Additionally, Williams thinks athletics should be protected because sports motivate students to perform well in school if they want to stay eligible. They also provide mentors for at-risk kids and keep them out of trouble.
Parent Michelle Schatz has no idea which areas will see reductions, but she hopes art and music programs aren’t among them. She also agrees that special education and athletics should be left off the chopping block, adding that they are intrinsic to numerous students facing a variety of needs.
“And you need the counselors,” Schatz said. “For God’s sake, we’ve got to have the counselors to help these kids deal with the emotional issues and the traumas that they’re going through, because they don’t all have great home lives. They don’t all have the parents here who are advocating for them.”
Ultimately, Schatz fears what kind of impact a $20 million budget cut will have on the district. She said Tulsa needs a good, functioning education system to attract businesses and become a thriving city.
For the third theme, participants analyzed opportunities to develop a savings plan for the 2020-21 school year. They were provided lists with around 20 options for saving money, such as through reducing central office services or campus police, increasing class sizes and eliminating transportation services except where required by law. Other options included reducing the number of teachers and support staff in schools and making changes to “ensure (the) best use of buildings and operational costs.”
The assignment proved challenging, especially for teachers who will experience the consequences of these reductions directly.

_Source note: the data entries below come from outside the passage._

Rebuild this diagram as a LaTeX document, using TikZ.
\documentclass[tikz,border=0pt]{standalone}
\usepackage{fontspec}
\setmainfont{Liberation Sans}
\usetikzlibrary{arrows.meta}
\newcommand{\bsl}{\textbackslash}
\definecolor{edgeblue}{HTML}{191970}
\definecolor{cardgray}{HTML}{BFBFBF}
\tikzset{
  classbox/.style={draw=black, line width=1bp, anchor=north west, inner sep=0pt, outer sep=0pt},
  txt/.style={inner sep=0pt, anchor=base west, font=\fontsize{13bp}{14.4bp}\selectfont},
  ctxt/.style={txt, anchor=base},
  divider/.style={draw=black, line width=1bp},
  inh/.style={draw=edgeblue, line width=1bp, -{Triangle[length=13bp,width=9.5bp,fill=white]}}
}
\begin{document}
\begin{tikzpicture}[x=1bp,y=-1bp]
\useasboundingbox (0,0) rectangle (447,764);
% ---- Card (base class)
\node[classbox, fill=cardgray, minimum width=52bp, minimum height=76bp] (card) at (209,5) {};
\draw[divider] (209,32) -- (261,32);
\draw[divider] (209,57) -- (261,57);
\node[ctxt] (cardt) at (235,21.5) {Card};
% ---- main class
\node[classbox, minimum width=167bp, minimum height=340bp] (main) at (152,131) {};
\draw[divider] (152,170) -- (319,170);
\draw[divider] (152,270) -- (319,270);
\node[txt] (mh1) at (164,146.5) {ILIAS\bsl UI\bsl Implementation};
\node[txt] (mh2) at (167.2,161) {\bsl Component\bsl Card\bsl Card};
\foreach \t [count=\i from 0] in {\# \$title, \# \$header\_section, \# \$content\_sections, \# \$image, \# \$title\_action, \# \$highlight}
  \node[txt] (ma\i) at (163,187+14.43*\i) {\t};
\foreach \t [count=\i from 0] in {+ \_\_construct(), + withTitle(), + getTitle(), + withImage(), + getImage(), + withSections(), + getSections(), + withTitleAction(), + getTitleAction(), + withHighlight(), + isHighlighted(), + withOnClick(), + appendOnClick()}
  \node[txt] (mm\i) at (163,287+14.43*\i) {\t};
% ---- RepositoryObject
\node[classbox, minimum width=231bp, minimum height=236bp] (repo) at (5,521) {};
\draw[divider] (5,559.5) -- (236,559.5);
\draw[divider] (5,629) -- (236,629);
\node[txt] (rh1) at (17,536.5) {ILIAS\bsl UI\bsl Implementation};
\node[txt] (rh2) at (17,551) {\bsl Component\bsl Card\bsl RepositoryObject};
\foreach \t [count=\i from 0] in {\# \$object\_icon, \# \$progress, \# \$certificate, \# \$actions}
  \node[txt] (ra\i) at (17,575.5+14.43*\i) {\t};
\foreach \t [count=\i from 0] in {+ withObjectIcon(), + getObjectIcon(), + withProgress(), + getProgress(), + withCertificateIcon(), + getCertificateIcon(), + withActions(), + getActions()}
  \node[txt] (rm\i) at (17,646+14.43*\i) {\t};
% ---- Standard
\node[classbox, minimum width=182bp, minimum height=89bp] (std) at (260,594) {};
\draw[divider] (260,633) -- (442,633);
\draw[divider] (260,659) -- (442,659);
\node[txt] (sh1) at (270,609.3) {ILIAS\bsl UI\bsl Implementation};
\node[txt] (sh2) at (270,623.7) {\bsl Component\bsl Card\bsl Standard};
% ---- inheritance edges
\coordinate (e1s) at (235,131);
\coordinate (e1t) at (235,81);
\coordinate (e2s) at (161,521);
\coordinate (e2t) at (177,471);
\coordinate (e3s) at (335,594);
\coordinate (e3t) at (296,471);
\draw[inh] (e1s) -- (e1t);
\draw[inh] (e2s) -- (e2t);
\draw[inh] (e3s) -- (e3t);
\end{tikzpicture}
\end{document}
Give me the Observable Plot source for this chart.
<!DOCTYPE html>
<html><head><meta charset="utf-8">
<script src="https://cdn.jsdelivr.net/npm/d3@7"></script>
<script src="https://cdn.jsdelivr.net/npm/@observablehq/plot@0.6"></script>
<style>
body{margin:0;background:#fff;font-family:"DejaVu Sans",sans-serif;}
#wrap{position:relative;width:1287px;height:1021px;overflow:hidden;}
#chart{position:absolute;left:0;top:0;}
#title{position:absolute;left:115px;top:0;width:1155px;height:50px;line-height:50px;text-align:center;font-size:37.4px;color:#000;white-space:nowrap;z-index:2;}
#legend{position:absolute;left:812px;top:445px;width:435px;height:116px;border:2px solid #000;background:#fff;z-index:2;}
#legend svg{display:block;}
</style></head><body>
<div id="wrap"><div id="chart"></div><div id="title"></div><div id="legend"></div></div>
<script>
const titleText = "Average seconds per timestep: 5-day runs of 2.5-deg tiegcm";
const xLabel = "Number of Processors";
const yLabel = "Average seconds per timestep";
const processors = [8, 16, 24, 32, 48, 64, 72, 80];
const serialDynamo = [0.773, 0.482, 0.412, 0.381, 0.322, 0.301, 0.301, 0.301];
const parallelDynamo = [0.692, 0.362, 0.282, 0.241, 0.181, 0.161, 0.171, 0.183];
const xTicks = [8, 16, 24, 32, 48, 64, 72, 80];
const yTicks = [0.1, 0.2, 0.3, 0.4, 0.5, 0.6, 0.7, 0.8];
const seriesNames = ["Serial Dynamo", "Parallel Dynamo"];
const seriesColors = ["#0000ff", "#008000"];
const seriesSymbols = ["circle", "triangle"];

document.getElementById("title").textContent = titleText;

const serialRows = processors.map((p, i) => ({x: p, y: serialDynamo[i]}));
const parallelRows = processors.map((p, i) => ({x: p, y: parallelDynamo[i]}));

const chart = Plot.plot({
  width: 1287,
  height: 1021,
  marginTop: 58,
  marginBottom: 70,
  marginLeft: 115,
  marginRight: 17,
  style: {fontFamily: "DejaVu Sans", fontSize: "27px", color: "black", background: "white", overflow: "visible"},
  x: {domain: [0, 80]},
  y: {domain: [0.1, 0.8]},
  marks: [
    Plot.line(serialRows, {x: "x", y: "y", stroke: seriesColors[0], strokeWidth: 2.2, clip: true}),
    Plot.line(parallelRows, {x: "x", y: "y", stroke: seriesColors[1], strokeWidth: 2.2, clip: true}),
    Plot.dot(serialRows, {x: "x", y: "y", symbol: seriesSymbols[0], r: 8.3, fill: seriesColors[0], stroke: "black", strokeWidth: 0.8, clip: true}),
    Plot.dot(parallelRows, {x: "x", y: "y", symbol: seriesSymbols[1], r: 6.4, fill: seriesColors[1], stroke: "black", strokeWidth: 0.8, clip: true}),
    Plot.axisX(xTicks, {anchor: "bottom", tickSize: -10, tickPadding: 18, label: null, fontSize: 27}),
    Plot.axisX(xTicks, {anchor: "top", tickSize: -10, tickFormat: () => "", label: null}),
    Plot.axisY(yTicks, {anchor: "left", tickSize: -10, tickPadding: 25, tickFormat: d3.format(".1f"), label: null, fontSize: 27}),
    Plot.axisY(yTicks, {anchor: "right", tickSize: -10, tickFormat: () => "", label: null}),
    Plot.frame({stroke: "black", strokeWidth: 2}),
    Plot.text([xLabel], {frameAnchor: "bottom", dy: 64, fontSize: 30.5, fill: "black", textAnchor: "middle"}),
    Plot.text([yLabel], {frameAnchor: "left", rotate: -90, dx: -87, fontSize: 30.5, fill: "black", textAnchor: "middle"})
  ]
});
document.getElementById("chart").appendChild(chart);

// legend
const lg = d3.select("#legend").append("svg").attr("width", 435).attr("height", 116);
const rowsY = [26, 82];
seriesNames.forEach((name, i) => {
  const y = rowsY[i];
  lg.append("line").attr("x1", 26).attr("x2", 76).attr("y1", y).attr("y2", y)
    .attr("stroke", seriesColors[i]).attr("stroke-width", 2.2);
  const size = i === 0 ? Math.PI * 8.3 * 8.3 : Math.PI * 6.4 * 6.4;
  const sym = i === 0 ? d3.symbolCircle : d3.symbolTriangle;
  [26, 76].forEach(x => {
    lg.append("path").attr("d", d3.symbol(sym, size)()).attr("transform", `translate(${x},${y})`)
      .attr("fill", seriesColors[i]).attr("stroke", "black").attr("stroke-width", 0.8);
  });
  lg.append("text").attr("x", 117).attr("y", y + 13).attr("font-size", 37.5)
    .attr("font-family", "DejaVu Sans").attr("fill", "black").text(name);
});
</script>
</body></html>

When asked which area she was most comfortable with cutting, Kirsten Johnson reluctantly responded with athletic programs. Johnson, who teaches at Hale Junior High, said she was least comfortable with increasing classroom sizes and eliminating arts.
“I think money always goes to athletics. It’s the first thing people want to fund,” Johnson said. “At my school there was an email that went out saying all teachers should go out to one of the games this weekend. There were like 20 of them. But really selfishly, I thought it would be great if they sent that out for choir concerts.”

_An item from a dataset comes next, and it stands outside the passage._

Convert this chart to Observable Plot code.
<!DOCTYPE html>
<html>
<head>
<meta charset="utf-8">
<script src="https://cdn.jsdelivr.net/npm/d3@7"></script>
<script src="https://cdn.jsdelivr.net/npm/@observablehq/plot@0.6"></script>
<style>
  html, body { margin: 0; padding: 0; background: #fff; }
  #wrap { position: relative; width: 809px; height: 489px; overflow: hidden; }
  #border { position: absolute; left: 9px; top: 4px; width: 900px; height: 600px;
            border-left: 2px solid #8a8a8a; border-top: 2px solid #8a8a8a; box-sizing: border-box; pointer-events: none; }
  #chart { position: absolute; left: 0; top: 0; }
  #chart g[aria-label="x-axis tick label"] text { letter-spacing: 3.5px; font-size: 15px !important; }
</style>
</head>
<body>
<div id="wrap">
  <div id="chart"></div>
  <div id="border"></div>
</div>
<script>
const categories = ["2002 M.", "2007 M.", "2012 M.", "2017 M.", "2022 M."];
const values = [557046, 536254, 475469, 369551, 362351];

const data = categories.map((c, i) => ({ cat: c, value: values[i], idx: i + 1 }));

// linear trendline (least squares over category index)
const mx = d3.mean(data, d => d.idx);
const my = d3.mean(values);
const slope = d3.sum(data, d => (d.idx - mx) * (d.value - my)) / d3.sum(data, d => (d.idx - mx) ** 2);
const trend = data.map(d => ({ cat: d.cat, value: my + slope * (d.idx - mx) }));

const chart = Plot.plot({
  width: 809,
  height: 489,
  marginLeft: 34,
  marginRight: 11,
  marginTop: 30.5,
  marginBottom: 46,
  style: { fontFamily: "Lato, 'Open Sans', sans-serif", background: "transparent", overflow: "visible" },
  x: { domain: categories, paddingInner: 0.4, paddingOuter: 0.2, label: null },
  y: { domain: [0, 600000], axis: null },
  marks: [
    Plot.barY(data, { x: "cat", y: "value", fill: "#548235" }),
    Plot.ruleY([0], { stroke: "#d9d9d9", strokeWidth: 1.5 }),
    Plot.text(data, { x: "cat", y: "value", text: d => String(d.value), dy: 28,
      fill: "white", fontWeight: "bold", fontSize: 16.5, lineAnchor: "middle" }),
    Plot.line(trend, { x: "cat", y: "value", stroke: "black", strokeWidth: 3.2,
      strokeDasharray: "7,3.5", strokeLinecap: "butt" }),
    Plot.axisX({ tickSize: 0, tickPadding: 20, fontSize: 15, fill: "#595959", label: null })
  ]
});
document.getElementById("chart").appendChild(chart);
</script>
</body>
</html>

Robert Yadon, another teacher at Hale Junior High, named the central office as his choice for what to cut.
As someone whose prior administrative position was eliminated due to funding, Yadon said he wonders whether additional areas in the central office can be tapped into to save money. It’s not a satisfying answer, he noted, but he doesn’t want to see cuts within the schools.
Following the final community engagement meeting on Oct. 10, TPS will host a series of working sessions with key stakeholders in October and November to dive into the input collected from the meetings and a web-based survey that launches later this month.
Four additional community feedback events are planned for Dec. 9-13. District officials hope to present a modified budget and recommendations to the school board by Dec. 16. The new budget would be implemented in 2020-21.